- [Given problem] For this exercise, repeat all of the material verbatim apart from its images.

###

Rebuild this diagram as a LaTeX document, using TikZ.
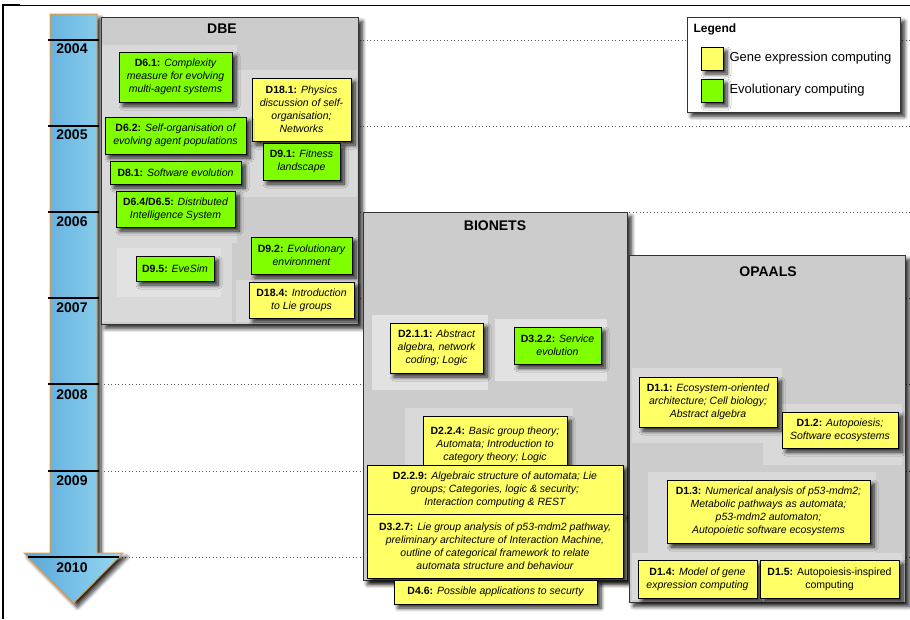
\documentclass[tikz,border=0pt]{standalone}
\usepackage{fontspec}
\setmainfont{Liberation Sans}
\usetikzlibrary{shadows.blur}
\definecolor{yel}{HTML}{FFFF66}
\definecolor{grn}{HTML}{80FF00}
\definecolor{regiongray}{HTML}{CCCCCC}
\definecolor{panelgray}{HTML}{D9D9D9}
\definecolor{panellight}{HTML}{E2E2E2}
\definecolor{arrowL}{HTML}{5AA6DA}
\definecolor{arrowR}{HTML}{95D9F1}
\definecolor{arrowedge}{HTML}{F0962E}
\newcommand\dlab[1]{{\upshape\bfseries #1}}
\begin{document}
\begin{tikzpicture}[x=1pt,y=-1pt,
 shad/.style={blur shadow={shadow xshift=4pt, shadow yshift=-4pt, shadow blur steps=8, shadow opacity=85, shadow blur radius=4pt}},
 item/.style={draw=black, line width=0.8pt, shad, align=center, inner sep=1pt, font=\fontsize{10.5}{13}\selectfont\itshape},
 ybox/.style={item, fill=yel},
 gbox/.style={item, fill=grn},
 region/.style={draw=black!80, line width=0.8pt, fill=regiongray, shad, anchor=north west, inner sep=0pt},
 panel/.style={fill=panelgray},
 lpanel/.style={fill=panellight},
 title/.style={font=\fontsize{14}{16}\selectfont\bfseries},
 year/.style={font=\fontsize{14}{16}\selectfont\bfseries},
 yearline/.style={line width=1.2pt},
 gridline/.style={dash pattern=on 1pt off 2.5pt, line width=1pt, black!65},
 legsq/.style={draw=black, line width=0.8pt, shad, minimum width=22pt, minimum height=23pt, inner sep=0pt},
 legtext/.style={font=\fontsize{13}{15}\selectfont, anchor=west},
]
\useasboundingbox (0,0) rectangle (910,619);

% frame
\draw[line width=1.5pt] (3,619) -- (3,5) -- (20,5);
\draw[line width=0.8pt] (20,5) -- (910,5);

% dotted year lines
\foreach \yy in {40,126,212,298,384,471,557}
  \draw[gridline] (104,\yy) -- (910,\yy);

% timeline arrow
\path[draw=arrowedge, line width=1pt, left color=arrowL, right color=arrowR, shad]
  (50,14) -- (97,14) -- (97,553) -- (123,553) -- (73.5,603) -- (24,553) -- (50,553) -- cycle;
\foreach \yy in {40,126,212,298,384,471}
  \draw[yearline] (48,\yy) -- (99,\yy);
\draw[yearline] (28,557) -- (119,557);
\node[year] (y2004) at (72,49) {2004};
\node[year] (y2005) at (72,135) {2005};
\node[year] (y2006) at (72,222) {2006};
\node[year] (y2007) at (72,308) {2007};
\node[year] (y2008) at (72,395) {2008};
\node[year] (y2009) at (72,481) {2009};
\node[year] (y2010) at (72,568) {2010};

% ---------------- DBE
\node[region, minimum width=257pt, minimum height=307pt] (dbe) at (101,17) {};
\fill[panel] (102,45) rectangle (237,243);
\fill[panel] (237,70) rectangle (357,197);
\fill[panel] (102,243) rectangle (232,322);
\fill[lpanel] (117,248) rectangle (221,297);
\fill[panel] (236,280) rectangle (357,322);
\node[title] (dbet) at (222,29) {DBE};

\node[gbox, minimum width=113pt, minimum height=50pt] (d61) at (175.5,77) {\dlab{D6.1:} Complexity\\measure for evolving\\multi-agent systems};
\node[ybox, minimum width=99pt, minimum height=63pt] (d181) at (301.5,109.5) {\dlab{D18.1:} Physics\\discussion of self-\\organisation;\\Networks};
\node[gbox, minimum width=141pt, minimum height=37pt] (d62) at (175.5,135.5) {\dlab{D6.2:} Self-organisation of\\evolving agent populations};
\node[gbox, minimum width=77pt, minimum height=37pt] (d91) at (301.5,161.5) {\dlab{D9.1:} Fitness\\landscape};
\node[gbox, minimum width=131pt, minimum height=23pt] (d81) at (175.5,172.5) {\dlab{D8.1:} Software evolution};
\node[gbox, minimum width=119pt, minimum height=36pt] (d645) at (175.5,209) {\dlab{D6.4/D6.5:} Distributed\\Intelligence System};
\node[gbox, minimum width=101pt, minimum height=37pt] (d92) at (301.5,255.5) {\dlab{D9.2:} Evolutionary\\environment};
\node[gbox, minimum width=78pt, minimum height=25pt] (d95) at (175,268.5) {\dlab{D9.5:} EveSim};
\node[ybox, minimum width=105pt, minimum height=36pt] (d184) at (301.5,300) {\dlab{D18.4:} Introduction\\to Lie groups};

% ---------------- BIONETS
\node[region, minimum width=264pt, minimum height=368pt] (bio) at (363,212) {};
\fill[lpanel] (372,315) rectangle (488,390);
\fill[lpanel] (495,319) rectangle (607,381);
\fill[panel] (405,408) rectangle (573,465);
\node[title] (biot) at (495,226) {BIONETS};

\node[ybox, minimum width=93pt, minimum height=50pt] (d211) at (436.5,348) {\dlab{D2.1.1:} Abstract\\algebra, network\\coding; Logic};
\node[gbox, minimum width=87pt, minimum height=37pt] (d322) at (557.5,345.5) {\dlab{D3.2.2:} Service\\evolution};
\node[ybox, minimum width=144pt, minimum height=56pt, anchor=north] (d224) at (495,416) {\dlab{D2.2.4:} Basic group theory;\\Automata; Introduction to\\category theory; Logic};
\node[ybox, minimum width=256pt, minimum height=49pt] (d229) at (495,489.5) {\dlab{D2.2.9:} Algebraic structure of automata; Lie\\groups; Categories, logic \& security;\\Interaction computing \& REST};
\node[ybox, minimum width=256pt, minimum height=64pt] (d327) at (495,546) {\dlab{D3.2.7:} Lie group analysis of p53-mdm2 pathway,\\preliminary architecture of Interaction Machine,\\outline of categorical framework to relate\\automata structure and behaviour};
\node[ybox, minimum width=203pt, minimum height=24pt] (d46) at (495.5,592) {\dlab{D4.6:} Possible applications to securty};

% ---------------- OPAALS
\node[region, minimum width=276pt, minimum height=347pt] (opa) at (629,255) {};
\fill[panel] (632,368) rectangle (782,443);
\fill[panel] (763,404) rectangle (902,465);
\fill[panel] (648,472) rectangle (876,553);
\fill[panel] (632,553) rectangle (902,600);
\node[title] (opat) at (768,272) {OPAALS};

\node[ybox, minimum width=138pt, minimum height=50pt] (d11) at (708,402) {\dlab{D1.1:} Ecosystem-oriented\\architecture; Cell biology;\\Abstract algebra};
\node[ybox, minimum width=116pt, minimum height=36pt] (d12) at (840,430) {\dlab{D1.2:} Autopoiesis;\\Software ecosystems};
\node[ybox, minimum width=203pt, minimum height=63pt] (d13) at (768.5,511.5) {\dlab{D1.3:} Numerical analysis of p53-mdm2;\\Metabolic pathways as automata;\\p53-mdm2 automaton;\\Autopoietic software ecosystems};
\node[ybox, minimum width=119pt, minimum height=38pt] (d14) at (697.5,579) {\dlab{D1.4:} Model of gene\\expression computing};
\node[ybox, minimum width=139pt, minimum height=38pt] (d15) at (829.5,579) {\upshape\dlab{D1.5:} Autopoiesis-inspired\\\upshape computing};

% ---------------- Legend
\node[draw=black!80, line width=0.8pt, fill=white, shad, anchor=north west, minimum width=213pt, minimum height=95pt, inner sep=0pt] (legend) at (687,17) {};
\node[font=\fontsize{12}{14}\selectfont\bfseries, anchor=west] (legt) at (690,29) {Legend};
\node[legsq, fill=yel] (legy) at (712,58.5) {};
\node[legsq, fill=grn] (legg) at (712,90.5) {};
\node[legtext] (legyt) at (726,58.5) {Gene expression computing};
\node[legtext] (leggt) at (726,90.5) {Evolutionary computing};
\end{tikzpicture}
\end{document}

###

- [Solution to the problem]
Rebuild this diagram as a LaTeX document, using TikZ.
\documentclass[tikz,border=0pt]{standalone}
\usepackage{fontspec}
\setmainfont{Liberation Sans}
\usetikzlibrary{shadows.blur}
\definecolor{yel}{HTML}{FFFF66}
\definecolor{grn}{HTML}{80FF00}
\definecolor{regiongray}{HTML}{CCCCCC}
\definecolor{panelgray}{HTML}{D9D9D9}
\definecolor{panellight}{HTML}{E2E2E2}
\definecolor{arrowL}{HTML}{5AA6DA}
\definecolor{arrowR}{HTML}{95D9F1}
\definecolor{arrowedge}{HTML}{F0962E}
\newcommand\dlab[1]{{\upshape\bfseries #1}}
\begin{document}
\begin{tikzpicture}[x=1pt,y=-1pt,
 shad/.style={blur shadow={shadow xshift=4pt, shadow yshift=-4pt, shadow blur steps=8, shadow opacity=85, shadow blur radius=4pt}},
 item/.style={draw=black, line width=0.8pt, shad, align=center, inner sep=1pt, font=\fontsize{10.5}{13}\selectfont\itshape},
 ybox/.style={item, fill=yel},
 gbox/.style={item, fill=grn},
 region/.style={draw=black!80, line width=0.8pt, fill=regiongray, shad, anchor=north west, inner sep=0pt},
 panel/.style={fill=panelgray},
 lpanel/.style={fill=panellight},
 title/.style={font=\fontsize{14}{16}\selectfont\bfseries},
 year/.style={font=\fontsize{14}{16}\selectfont\bfseries},
 yearline/.style={line width=1.2pt},
 gridline/.style={dash pattern=on 1pt off 2.5pt, line width=1pt, black!65},
 legsq/.style={draw=black, line width=0.8pt, shad, minimum width=22pt, minimum height=23pt, inner sep=0pt},
 legtext/.style={font=\fontsize{13}{15}\selectfont, anchor=west},
]
\useasboundingbox (0,0) rectangle (910,619);

% frame
\draw[line width=1.5pt] (3,619) -- (3,5) -- (20,5);
\draw[line width=0.8pt] (20,5) -- (910,5);

% dotted year lines
\foreach \yy in {40,126,212,298,384,471,557}
  \draw[gridline] (104,\yy) -- (910,\yy);

% timeline arrow
\path[draw=arrowedge, line width=1pt, left color=arrowL, right color=arrowR, shad]
  (50,14) -- (97,14) -- (97,553) -- (123,553) -- (73.5,603) -- (24,553) -- (50,553) -- cycle;
\foreach \yy in {40,126,212,298,384,471}
  \draw[yearline] (48,\yy) -- (99,\yy);
\draw[yearline] (28,557) -- (119,557);
\node[year] (y2004) at (72,49) {2004};
\node[year] (y2005) at (72,135) {2005};
\node[year] (y2006) at (72,222) {2006};
\node[year] (y2007) at (72,308) {2007};
\node[year] (y2008) at (72,395) {2008};
\node[year] (y2009) at (72,481) {2009};
\node[year] (y2010) at (72,568) {2010};

% ---------------- DBE
\node[region, minimum width=257pt, minimum height=307pt] (dbe) at (101,17) {};
\fill[panel] (102,45) rectangle (237,243);
\fill[panel] (237,70) rectangle (357,197);
\fill[panel] (102,243) rectangle (232,322);
\fill[lpanel] (117,248) rectangle (221,297);
\fill[panel] (236,280) rectangle (357,322);
\node[title] (dbet) at (222,29) {DBE};

\node[gbox, minimum width=113pt, minimum height=50pt] (d61) at (175.5,77) {\dlab{D6.1:} Complexity\\measure for evolving\\multi-agent systems};
\node[ybox, minimum width=99pt, minimum height=63pt] (d181) at (301.5,109.5) {\dlab{D18.1:} Physics\\discussion of self-\\organisation;\\Networks};
\node[gbox, minimum width=141pt, minimum height=37pt] (d62) at (175.5,135.5) {\dlab{D6.2:} Self-organisation of\\evolving agent populations};
\node[gbox, minimum width=77pt, minimum height=37pt] (d91) at (301.5,161.5) {\dlab{D9.1:} Fitness\\landscape};
\node[gbox, minimum width=131pt, minimum height=23pt] (d81) at (175.5,172.5) {\dlab{D8.1:} Software evolution};
\node[gbox, minimum width=119pt, minimum height=36pt] (d645) at (175.5,209) {\dlab{D6.4/D6.5:} Distributed\\Intelligence System};
\node[gbox, minimum width=101pt, minimum height=37pt] (d92) at (301.5,255.5) {\dlab{D9.2:} Evolutionary\\environment};
\node[gbox, minimum width=78pt, minimum height=25pt] (d95) at (175,268.5) {\dlab{D9.5:} EveSim};
\node[ybox, minimum width=105pt, minimum height=36pt] (d184) at (301.5,300) {\dlab{D18.4:} Introduction\\to Lie groups};

% ---------------- BIONETS
\node[region, minimum width=264pt, minimum height=368pt] (bio) at (363,212) {};
\fill[lpanel] (372,315) rectangle (488,390);
\fill[lpanel] (495,319) rectangle (607,381);
\fill[panel] (405,408) rectangle (573,465);
\node[title] (biot) at (495,226) {BIONETS};

\node[ybox, minimum width=93pt, minimum height=50pt] (d211) at (436.5,348) {\dlab{D2.1.1:} Abstract\\algebra, network\\coding; Logic};
\node[gbox, minimum width=87pt, minimum height=37pt] (d322) at (557.5,345.5) {\dlab{D3.2.2:} Service\\evolution};
\node[ybox, minimum width=144pt, minimum height=56pt, anchor=north] (d224) at (495,416) {\dlab{D2.2.4:} Basic group theory;\\Automata; Introduction to\\category theory; Logic};
\node[ybox, minimum width=256pt, minimum height=49pt] (d229) at (495,489.5) {\dlab{D2.2.9:} Algebraic structure of automata; Lie\\groups; Categories, logic \& security;\\Interaction computing \& REST};
\node[ybox, minimum width=256pt, minimum height=64pt] (d327) at (495,546) {\dlab{D3.2.7:} Lie group analysis of p53-mdm2 pathway,\\preliminary architecture of Interaction Machine,\\outline of categorical framework to relate\\automata structure and behaviour};
\node[ybox, minimum width=203pt, minimum height=24pt] (d46) at (495.5,592) {\dlab{D4.6:} Possible applications to securty};

% ---------------- OPAALS
\node[region, minimum width=276pt, minimum height=347pt] (opa) at (629,255) {};
\fill[panel] (632,368) rectangle (782,443);
\fill[panel] (763,404) rectangle (902,465);
\fill[panel] (648,472) rectangle (876,553);
\fill[panel] (632,553) rectangle (902,600);
\node[title] (opat) at (768,272) {OPAALS};

\node[ybox, minimum width=138pt, minimum height=50pt] (d11) at (708,402) {\dlab{D1.1:} Ecosystem-oriented\\architecture; Cell biology;\\Abstract algebra};
\node[ybox, minimum width=116pt, minimum height=36pt] (d12) at (840,430) {\dlab{D1.2:} Autopoiesis;\\Software ecosystems};
\node[ybox, minimum width=203pt, minimum height=63pt] (d13) at (768.5,511.5) {\dlab{D1.3:} Numerical analysis of p53-mdm2;\\Metabolic pathways as automata;\\p53-mdm2 automaton;\\Autopoietic software ecosystems};
\node[ybox, minimum width=119pt, minimum height=38pt] (d14) at (697.5,579) {\dlab{D1.4:} Model of gene\\expression computing};
\node[ybox, minimum width=139pt, minimum height=38pt] (d15) at (829.5,579) {\upshape\dlab{D1.5:} Autopoiesis-inspired\\\upshape computing};

% ---------------- Legend
\node[draw=black!80, line width=0.8pt, fill=white, shad, anchor=north west, minimum width=213pt, minimum height=95pt, inner sep=0pt] (legend) at (687,17) {};
\node[font=\fontsize{12}{14}\selectfont\bfseries, anchor=west] (legt) at (690,29) {Legend};
\node[legsq, fill=yel] (legy) at (712,58.5) {};
\node[legsq, fill=grn] (legg) at (712,90.5) {};
\node[legtext] (legyt) at (726,58.5) {Gene expression computing};
\node[legtext] (leggt) at (726,90.5) {Evolutionary computing};
\end{tikzpicture}
\end{document}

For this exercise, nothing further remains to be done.